STEP 1. Use the rational zero theorem to find the all candidates for a rational zero of $P(x)$.

STEP 2. Test each candidate from STEP 1 to see if it is a rational zero using the factor theorem. Once you find one say $\frac{p}{q}$, stop and move to STEP 3

STEP 3. Use long division or synthetic division (easier) to divide $P(x)$ by $x-\frac{p}{q}$ to find the rest of the zeros.

STEP 4. If necessary (in the event $Q(x)$ from STEP 3 has a higher degree), repeat the process $Q(x)$ from STEP 1.

Example. Find all zeros of $P(x)=2x^3+x^2-13x+6$.

Solution. $a_0=2$ has factors $\pm 1$ and $\pm 2$. $a_0=6$ has factors $\pm 1,\pm 2,\pm3\pm 6$. Thus all the candidates for a rational zero are
$$\pm 1,\pm 2,\pm 3,\pm 6,\pm\frac{1}{2},\pm\frac{2}{2}=\pm 1,\pm\frac{3}{2},\pm\frac{6}{2}=\pm 3$$
Since $P(2)=0$, 2 is a rational zero. Using long division or synthetic division we find $Q(x)=2x^2+5x-3=(2x-1)(x+3)$. Therefore, all zeros of $P(x)$ are $-3,\frac{1}{2},2$.

Example. Find all zeros of $P(x)=x^4-5x^3+23x+10$.

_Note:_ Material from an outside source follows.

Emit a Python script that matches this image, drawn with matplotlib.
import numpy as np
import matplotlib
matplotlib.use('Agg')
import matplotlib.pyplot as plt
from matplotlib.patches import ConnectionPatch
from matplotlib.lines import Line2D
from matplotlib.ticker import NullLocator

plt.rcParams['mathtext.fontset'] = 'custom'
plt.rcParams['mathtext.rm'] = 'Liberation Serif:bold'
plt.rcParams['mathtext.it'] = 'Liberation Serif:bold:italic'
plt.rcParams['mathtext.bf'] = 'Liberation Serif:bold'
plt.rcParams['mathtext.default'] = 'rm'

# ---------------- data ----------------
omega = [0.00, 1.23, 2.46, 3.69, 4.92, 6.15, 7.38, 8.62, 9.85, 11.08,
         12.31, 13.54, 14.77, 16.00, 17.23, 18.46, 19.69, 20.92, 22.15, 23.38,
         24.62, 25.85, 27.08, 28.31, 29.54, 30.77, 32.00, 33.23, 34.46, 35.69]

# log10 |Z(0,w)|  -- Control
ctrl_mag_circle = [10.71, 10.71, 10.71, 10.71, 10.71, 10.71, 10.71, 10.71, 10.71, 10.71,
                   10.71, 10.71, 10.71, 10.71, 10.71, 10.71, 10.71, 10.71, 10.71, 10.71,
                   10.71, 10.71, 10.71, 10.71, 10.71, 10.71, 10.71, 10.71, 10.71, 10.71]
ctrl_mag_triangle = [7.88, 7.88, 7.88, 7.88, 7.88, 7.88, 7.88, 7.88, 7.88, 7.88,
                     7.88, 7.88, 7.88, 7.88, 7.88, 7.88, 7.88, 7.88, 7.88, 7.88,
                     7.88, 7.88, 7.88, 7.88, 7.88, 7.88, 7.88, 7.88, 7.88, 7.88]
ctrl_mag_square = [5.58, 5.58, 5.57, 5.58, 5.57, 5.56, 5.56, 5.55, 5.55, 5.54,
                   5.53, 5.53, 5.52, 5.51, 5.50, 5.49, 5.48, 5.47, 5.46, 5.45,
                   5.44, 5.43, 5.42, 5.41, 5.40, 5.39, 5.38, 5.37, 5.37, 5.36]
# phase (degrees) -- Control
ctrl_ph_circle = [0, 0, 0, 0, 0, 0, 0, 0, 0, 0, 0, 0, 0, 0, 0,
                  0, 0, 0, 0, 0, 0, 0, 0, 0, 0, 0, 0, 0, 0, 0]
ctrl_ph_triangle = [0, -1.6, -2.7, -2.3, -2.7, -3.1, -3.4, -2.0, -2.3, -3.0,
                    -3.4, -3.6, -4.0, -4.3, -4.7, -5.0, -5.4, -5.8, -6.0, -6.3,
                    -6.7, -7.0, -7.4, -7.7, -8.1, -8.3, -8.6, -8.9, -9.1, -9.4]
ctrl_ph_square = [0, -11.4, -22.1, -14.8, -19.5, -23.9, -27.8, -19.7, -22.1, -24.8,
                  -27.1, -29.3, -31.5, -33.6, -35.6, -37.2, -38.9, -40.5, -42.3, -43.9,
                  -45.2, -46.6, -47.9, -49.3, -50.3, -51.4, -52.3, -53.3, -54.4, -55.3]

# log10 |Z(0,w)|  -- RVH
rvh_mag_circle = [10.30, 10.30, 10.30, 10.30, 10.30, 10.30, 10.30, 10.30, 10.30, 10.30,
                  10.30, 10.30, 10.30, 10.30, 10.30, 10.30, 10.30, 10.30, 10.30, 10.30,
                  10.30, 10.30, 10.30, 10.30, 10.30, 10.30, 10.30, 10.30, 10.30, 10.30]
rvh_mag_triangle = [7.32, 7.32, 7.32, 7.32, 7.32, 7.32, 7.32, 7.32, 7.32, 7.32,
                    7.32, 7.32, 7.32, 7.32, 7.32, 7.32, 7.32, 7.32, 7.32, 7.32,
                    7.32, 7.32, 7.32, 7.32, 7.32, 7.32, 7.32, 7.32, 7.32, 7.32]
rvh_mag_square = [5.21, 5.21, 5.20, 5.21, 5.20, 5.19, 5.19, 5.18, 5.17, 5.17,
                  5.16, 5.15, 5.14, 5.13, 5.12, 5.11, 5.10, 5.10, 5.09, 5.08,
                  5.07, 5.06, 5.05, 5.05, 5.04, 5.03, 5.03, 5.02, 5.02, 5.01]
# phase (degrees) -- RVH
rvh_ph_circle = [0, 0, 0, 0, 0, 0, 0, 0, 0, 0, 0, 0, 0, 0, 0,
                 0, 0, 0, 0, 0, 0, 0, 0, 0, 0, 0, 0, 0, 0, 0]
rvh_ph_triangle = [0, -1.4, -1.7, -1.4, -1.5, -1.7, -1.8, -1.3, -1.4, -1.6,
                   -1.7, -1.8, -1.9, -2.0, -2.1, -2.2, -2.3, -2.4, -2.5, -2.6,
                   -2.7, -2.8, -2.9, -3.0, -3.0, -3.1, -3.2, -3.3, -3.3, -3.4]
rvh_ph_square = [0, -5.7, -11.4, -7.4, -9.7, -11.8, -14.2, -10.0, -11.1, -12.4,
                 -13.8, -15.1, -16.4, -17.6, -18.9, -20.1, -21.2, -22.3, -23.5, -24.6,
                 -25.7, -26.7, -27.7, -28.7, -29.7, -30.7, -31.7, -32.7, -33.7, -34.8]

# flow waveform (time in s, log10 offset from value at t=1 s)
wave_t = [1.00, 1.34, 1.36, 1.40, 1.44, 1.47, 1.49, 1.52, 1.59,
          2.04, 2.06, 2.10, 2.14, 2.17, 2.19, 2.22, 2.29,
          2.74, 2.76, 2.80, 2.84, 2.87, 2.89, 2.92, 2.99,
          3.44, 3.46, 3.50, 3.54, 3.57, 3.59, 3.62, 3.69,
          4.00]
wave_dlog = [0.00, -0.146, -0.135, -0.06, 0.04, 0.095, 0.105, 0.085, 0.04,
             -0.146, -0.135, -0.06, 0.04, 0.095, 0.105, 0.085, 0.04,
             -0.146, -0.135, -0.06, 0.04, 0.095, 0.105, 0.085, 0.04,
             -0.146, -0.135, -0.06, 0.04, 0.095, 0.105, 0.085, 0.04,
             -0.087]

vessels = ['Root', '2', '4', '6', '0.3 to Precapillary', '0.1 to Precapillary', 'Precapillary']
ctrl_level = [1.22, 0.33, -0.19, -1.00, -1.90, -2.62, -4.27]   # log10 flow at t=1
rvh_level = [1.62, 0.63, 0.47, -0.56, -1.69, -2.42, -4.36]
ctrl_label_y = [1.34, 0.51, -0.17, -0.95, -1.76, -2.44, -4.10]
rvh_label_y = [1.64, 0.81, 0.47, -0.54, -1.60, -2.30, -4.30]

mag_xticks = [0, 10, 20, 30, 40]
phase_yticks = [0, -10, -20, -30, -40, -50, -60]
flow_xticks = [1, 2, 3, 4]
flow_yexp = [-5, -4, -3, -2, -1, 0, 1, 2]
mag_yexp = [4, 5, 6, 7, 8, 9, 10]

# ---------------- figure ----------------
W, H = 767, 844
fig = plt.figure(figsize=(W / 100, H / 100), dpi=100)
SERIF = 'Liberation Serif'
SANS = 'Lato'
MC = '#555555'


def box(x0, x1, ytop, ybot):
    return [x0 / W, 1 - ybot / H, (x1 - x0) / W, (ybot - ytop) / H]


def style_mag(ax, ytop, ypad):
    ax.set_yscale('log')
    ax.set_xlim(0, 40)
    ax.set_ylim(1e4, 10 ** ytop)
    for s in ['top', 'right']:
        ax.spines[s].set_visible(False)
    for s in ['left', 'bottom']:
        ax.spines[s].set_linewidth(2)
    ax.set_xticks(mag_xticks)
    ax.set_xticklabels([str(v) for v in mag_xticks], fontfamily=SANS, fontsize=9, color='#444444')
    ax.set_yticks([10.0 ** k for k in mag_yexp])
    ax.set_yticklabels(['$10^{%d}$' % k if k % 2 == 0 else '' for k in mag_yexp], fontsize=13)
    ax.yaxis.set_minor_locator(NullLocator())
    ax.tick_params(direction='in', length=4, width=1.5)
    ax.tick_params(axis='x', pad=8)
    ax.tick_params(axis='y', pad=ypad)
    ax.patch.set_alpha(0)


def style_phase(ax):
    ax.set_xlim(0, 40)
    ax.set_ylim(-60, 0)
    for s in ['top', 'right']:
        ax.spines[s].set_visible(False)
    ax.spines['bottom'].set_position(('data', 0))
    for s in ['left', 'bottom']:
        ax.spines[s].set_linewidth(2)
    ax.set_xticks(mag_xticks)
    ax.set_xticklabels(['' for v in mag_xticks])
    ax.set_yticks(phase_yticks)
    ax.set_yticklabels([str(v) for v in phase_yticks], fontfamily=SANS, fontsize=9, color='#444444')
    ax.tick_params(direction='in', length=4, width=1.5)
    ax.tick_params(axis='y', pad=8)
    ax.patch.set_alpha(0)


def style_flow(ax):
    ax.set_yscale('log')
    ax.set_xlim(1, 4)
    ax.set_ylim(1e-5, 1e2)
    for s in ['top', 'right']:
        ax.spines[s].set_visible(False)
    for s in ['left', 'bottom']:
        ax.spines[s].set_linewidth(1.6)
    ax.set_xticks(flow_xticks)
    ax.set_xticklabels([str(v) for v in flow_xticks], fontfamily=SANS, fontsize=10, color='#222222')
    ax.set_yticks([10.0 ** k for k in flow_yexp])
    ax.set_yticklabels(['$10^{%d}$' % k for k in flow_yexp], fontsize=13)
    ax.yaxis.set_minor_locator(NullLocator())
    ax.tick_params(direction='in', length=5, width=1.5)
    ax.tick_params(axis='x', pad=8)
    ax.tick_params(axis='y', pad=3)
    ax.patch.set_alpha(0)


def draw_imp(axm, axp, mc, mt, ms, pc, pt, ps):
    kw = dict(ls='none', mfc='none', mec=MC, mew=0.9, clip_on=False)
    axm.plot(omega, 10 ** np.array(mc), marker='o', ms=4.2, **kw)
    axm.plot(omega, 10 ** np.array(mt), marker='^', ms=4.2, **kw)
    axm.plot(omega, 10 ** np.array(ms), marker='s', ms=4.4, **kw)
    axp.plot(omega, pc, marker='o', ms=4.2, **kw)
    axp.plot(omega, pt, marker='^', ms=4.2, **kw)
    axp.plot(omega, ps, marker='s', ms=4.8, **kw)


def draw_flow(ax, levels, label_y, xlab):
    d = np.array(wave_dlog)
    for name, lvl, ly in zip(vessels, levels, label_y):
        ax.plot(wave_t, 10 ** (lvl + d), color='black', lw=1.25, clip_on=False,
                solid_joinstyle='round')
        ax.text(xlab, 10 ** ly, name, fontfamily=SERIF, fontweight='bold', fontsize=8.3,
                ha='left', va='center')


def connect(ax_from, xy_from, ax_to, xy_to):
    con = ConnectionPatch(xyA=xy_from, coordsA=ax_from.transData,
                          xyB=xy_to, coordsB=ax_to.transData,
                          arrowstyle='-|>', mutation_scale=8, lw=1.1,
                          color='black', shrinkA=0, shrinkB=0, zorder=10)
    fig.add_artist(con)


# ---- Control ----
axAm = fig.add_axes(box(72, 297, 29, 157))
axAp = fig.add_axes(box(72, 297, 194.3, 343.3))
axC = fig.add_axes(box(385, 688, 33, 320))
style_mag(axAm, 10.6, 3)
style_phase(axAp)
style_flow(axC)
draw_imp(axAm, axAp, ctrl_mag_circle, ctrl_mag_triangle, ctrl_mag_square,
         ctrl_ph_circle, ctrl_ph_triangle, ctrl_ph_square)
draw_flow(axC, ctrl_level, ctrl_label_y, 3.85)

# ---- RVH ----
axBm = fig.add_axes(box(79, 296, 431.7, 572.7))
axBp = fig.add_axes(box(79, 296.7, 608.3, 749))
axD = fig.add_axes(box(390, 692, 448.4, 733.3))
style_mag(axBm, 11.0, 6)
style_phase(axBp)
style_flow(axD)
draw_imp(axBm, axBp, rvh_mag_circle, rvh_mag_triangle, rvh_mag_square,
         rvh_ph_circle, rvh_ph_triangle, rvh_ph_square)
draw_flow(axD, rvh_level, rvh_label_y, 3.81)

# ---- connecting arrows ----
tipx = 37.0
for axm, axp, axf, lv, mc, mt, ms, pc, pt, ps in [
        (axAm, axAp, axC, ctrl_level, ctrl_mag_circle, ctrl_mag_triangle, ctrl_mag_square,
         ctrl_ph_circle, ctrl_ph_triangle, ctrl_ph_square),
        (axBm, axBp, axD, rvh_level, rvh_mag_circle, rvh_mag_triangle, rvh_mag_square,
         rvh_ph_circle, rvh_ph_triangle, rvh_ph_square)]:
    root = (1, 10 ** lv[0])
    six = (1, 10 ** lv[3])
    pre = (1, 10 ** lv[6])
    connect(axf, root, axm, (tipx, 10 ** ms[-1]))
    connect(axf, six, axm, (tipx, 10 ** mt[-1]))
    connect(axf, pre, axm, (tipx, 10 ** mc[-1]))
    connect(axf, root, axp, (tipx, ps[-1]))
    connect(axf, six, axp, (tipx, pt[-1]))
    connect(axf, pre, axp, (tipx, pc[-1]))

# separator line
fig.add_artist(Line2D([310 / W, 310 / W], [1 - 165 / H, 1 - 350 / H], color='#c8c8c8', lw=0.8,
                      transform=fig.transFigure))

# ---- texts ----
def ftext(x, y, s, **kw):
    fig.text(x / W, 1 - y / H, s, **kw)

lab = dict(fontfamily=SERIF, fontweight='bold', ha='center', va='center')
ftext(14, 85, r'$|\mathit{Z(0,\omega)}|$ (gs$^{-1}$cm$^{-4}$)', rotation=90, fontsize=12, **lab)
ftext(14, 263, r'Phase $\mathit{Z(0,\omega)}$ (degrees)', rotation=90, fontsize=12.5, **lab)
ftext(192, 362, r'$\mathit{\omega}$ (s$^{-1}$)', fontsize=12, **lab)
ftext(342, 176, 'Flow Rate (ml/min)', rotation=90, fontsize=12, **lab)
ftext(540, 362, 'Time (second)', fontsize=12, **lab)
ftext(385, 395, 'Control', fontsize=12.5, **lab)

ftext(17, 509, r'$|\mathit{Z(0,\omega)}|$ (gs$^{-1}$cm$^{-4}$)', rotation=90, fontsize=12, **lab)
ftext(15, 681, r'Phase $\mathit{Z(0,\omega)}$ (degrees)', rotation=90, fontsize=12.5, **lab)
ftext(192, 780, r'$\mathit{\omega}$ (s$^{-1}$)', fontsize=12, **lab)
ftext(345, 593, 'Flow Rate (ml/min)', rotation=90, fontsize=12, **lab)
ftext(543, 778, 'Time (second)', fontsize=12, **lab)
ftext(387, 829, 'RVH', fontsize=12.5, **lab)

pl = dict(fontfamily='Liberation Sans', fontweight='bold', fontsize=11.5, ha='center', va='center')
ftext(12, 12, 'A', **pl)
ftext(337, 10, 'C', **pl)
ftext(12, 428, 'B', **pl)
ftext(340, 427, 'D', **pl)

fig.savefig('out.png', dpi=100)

Solution. $a_n=1$ has factors $\pm 1$ and $a_0=10$ has factors $\pm 1, \pm 2, \pm 5, \pm10$. So all the candidates for a rational zero are
$$\pm 1, \pm 2, \pm 5, \pm10$$
Since $P(5)=0$, 5 is a rational zero. Using long division or synthetic division we find $Q(x)=x^3-5x-2$. We cannot factor this cubic polynomial readily so we repeat the process. The leading coeffient 1 has factors $\pm 1$ and the constant term $-2$ has factors $\pm 1,\pm 2$ so all the candidates for a rational zero of $Q(x)$ are $\pm 1,\pm 2$. $Q(-2)=0$ so $-2$ is a rational zero of $Q(x)$ (and hence of $P(x)$ as well). Using one’s favorite division we find the quotient $x^2-2x-1$ which has two real zeros $1\pm\sqrt{2}$. Therefore, all zeros of $P(x)$ are
$5, -2, 1\pm\sqrt{2}$.

It would be convenient if we can estimate how many positive real zeros and how many negative zeros without actually factoring the polynomial. Here is a machinary just for that.

Descartes’ Rule of Signs

Let $P(x)$ be a polynomial with real coefficients.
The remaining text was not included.